I am still concerned about Clause 173, which directs platforms how to come to the judgment on what is illegal. My concern is that the criterion for illegality, “reasonable grounds to infer” that elements of the content are illegal, will encourage the tech companies to take down content which is not necessarily illegal but which they infer could be. Indeed, the noble Lord, Lord Allan, gave us a whole list of examples of where that might happen. Unfortunately, in Committee there was little support for a higher bar when asking the platforms to judge what illegal content is. However, I have added my name to Amendment 228, put forward by the noble Lord, Lord Allan, because, as he has just said, it is a much less radical way of enhancing free speech when platforms are not certain whether to take down content which they infer is illegal.

The deletion of part of Clause 173(5) is a moderate proposal.

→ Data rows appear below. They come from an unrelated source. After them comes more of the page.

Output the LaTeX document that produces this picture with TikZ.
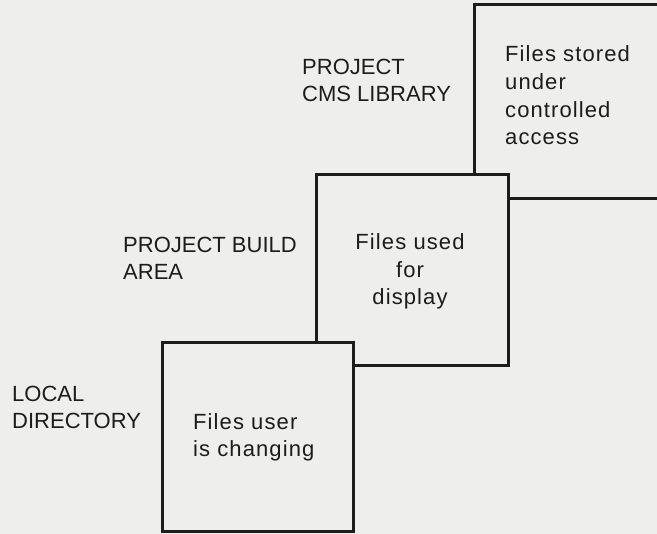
\documentclass[tikz,border=0pt]{standalone}
\usepackage{fontspec}
\setmainfont{Liberation Sans}
\newfontfamily\widefont[LetterSpace=5]{Liberation Sans}
\definecolor{paper}{RGB}{238,238,236}
\definecolor{ink}{RGB}{28,28,28}
\begin{document}
\begin{tikzpicture}[x=1pt,y=1pt,
  area/.style={draw=ink, line width=3pt, fill=paper,
    minimum width=192pt, minimum height=191pt, inner sep=0pt},
  % multi-line texts: the base anchor sits on the last line
  areaname/.style={anchor=base west, align=left, inner sep=0pt, text=ink,
    font=\fontsize{22}{27.7}\selectfont},
  content/.style={areaname, font=\fontsize{22}{27.7}\selectfont\widefont},
]
% page
\fill[paper] (0,0) rectangle (657,534);
\useasboundingbox (0,0) rectangle (657,534);
\clip (0,0) rectangle (657,534);

% storage areas, stacked from the library down to the local directory
\node[area, minimum height=194pt] (lib) at (570,432) {};
\node[area] (build) at (412,263.5) {};
\node[area, minimum width=191pt, minimum height=189pt] (local) at (257.5,96.5) {};

% area names
\node[areaname] (libname) at (302,432) {PROJECT\\CMS LIBRARY};
\node[areaname] (buildname) at (123,254) {PROJECT BUILD\\AREA};
\node[areaname] (localname) at (12,105) {LOCAL\\DIRECTORY};

% what each area holds
\node[content] (libtext) at (505,389) {Files stored\\under\\controlled\\access};
\node[content, align=center, anchor=base] (buildtext) at (410,229) {Files used\\for\\display};
\node[content] (localtext) at (193,77) {Files user\\is changing};
\end{tikzpicture}
\end{document}
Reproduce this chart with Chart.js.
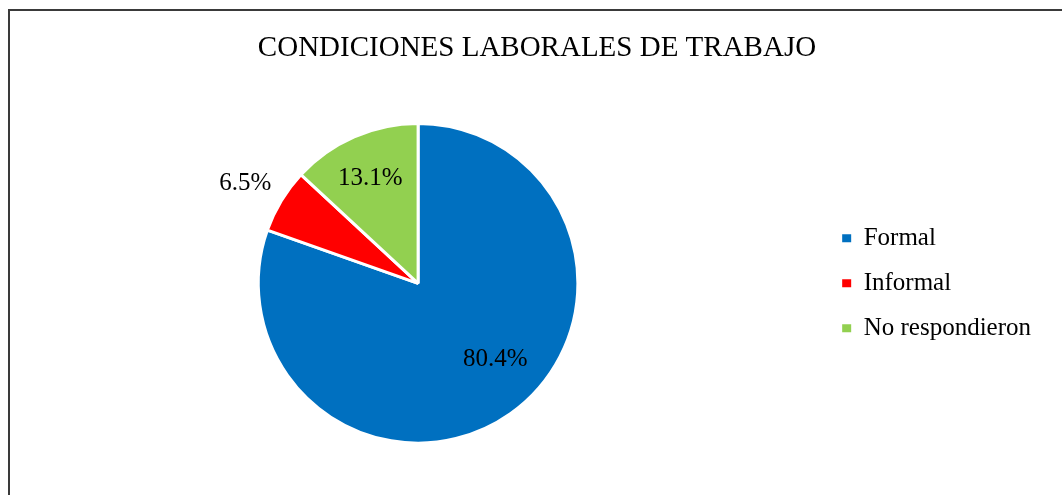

It still leaves intact the definition for the platforms of how they are to make the judgment on the illegality of content, but it takes out the compulsory element in this judgment. I believe that it will have the biggest impact on the moderation system. Some of those systems are run by machines, but many of the moderation processes, such as Meta’s Facebook, involve thousands of human beings. The deletion of the second part of Clause 173(5), which demands that they take down content that they infer is illegal, will give them more leeway to err on the side of freedom of speech. I hope that this extra leeway to encourage free speech will also be included in the way that algorithms moderate our content.